Sabtu 11 Nov 2023 06:20 WIB

Sudirman Said Bertanya-tanya, Mengapa Anwar Usman Masih Jadi Hakim MK, Meski Langgar Etik

Sudirman menilai seseorang yang sudah dinilai langgar etika semestinya tak jabat lagi

Rep: Eva Rianti/ Red: Teguh Firmansyah
Sudirman Said
Foto: Republika/Thoudy Badai
Sudirman Said

REPUBLIKA.CO.ID, JAKARTA -- Juru Bicara Anies Baswedan, Sudirman Said mengomentari tentang keputusan Majelis Kehormatan Mahkamah Konstitusi (MKMK) yang memberi sanksi pemberhentian secara tidak hormat terhadap Anwar Usman sebagai Ketua MK, namun masih menjadi anggota hakim konstitusi. Menurut Sudirman, mestinya jika sudah dijatuhi pelanggaran berat, yang bersangkutan tidak etis lagi menjadi hakim konstitusi. 

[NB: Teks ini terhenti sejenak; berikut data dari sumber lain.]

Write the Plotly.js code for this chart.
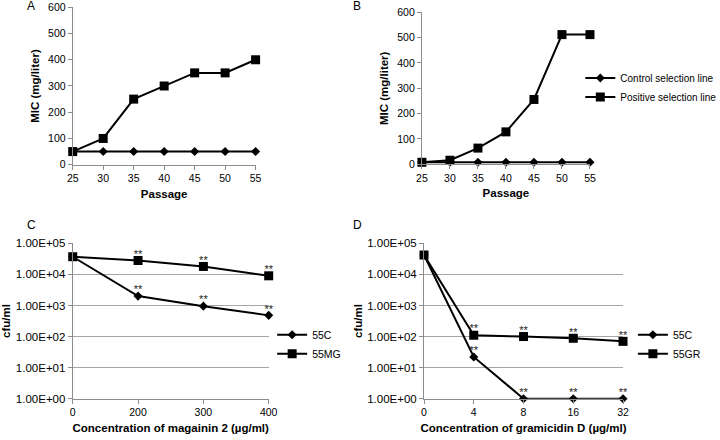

Sudirman menyebut bahwa syarat menjadi hakim MK adalah negarawan. Syarat itu istimewa karena tidak ada lembaga tinggi negara yang mensyaratkan karakteristik tersebut. Maka ketika tidak lagi sebagai sosok negarawan, tidak pas lagi kedudukan sebagai hakim disematkan. 

 

"Hakim ini divonis melakukan pelanggaran berat terhadap kode etik, kita bertanya masyarakat bertanya kok hanya diberhentikan sebagai ketua MK. Ketua itu kan hanya administrasi, bukan esensi," kata Sudirman kepada wartawan di kawasan Jakarta Selatan, Jumat (10/11/2023). 

 

Menurut Sudirman, jika seorang hakim konstitusi sudah dinyatakan bersalah melakukan pelanggaran berat terhadap kode etik dan perilaku, yang bersangkutan sudah tidak etis.

 

"Kita mendorong agar ada proses lebih lanjut, terserah pada MK. Jadi kita menyayangkan, bertanya mengapa orang yang sudah diputuskan melakukan pelanggaran berat ketika menjalankan fungsi hakim kok terua diberikan kewenangan jadi hakim," ungkapnya. 

 

Diketahui, MKMK menjatuhkan sanksi berat yaitu Pemberhentian Tidak Dengan Hormat (PTDH) terhadap Ketua MK Anwar Usman. Hanya saja, putusan ini melahirkan dissenting opinion (DO) atau pendapat berbeda karena MKMK hanya menyatakan PTDH terhadap status Anwar sebagai Ketua MK. Dengan demikian, Anwar hanya turun kasta menjadi hakim MK biasa berkat putusan MKMK. 

 

Deretan pelaporan terhadap MK merupakan akibat MK yang memutus tujuh perkara uji materiil Pasal 169 huruf q UU Pemilu mengenai batas usia minimal calon presiden (capres) dan calon wakil presiden (cawapres) pada Senin (16/10/2023). 

 

Enam gugatan ditolak. Tapi MK memutuskan mengabulkan sebagian satu gugatan yang diajukan oleh seorang mahasiswa bernama Almas Tsaqibbirru Re A. Perkara itu masuk ke MK dengan nomor 90/PUU-XXI/2023. Dalam putusan itu, dari awalnya syarat capres-cawapres minimal batas usia 40 tahun berubah menjadi minimal batas usia 40 tahun atau sedang dan pernah menjadi kepala daerah. 

 

Putusan itu dinilai menjadi jalan mulus bagi Wali Kota Solo atau putra sulung Presiden Joko Widodo yang sekaligus keponakan Anwar Usman, Gibran Rakabuming Raka yang masih berusia 36 tahun bisa maju dalam kontestasi Pilpres 2024. Putusan yang pro pencalonan Gibran itu diketahui tetap diketok meski dihujani empat pendapat berbeda atau Dissenting Opinion hakim MK dan dua alasan berbeda dari hakim MK. 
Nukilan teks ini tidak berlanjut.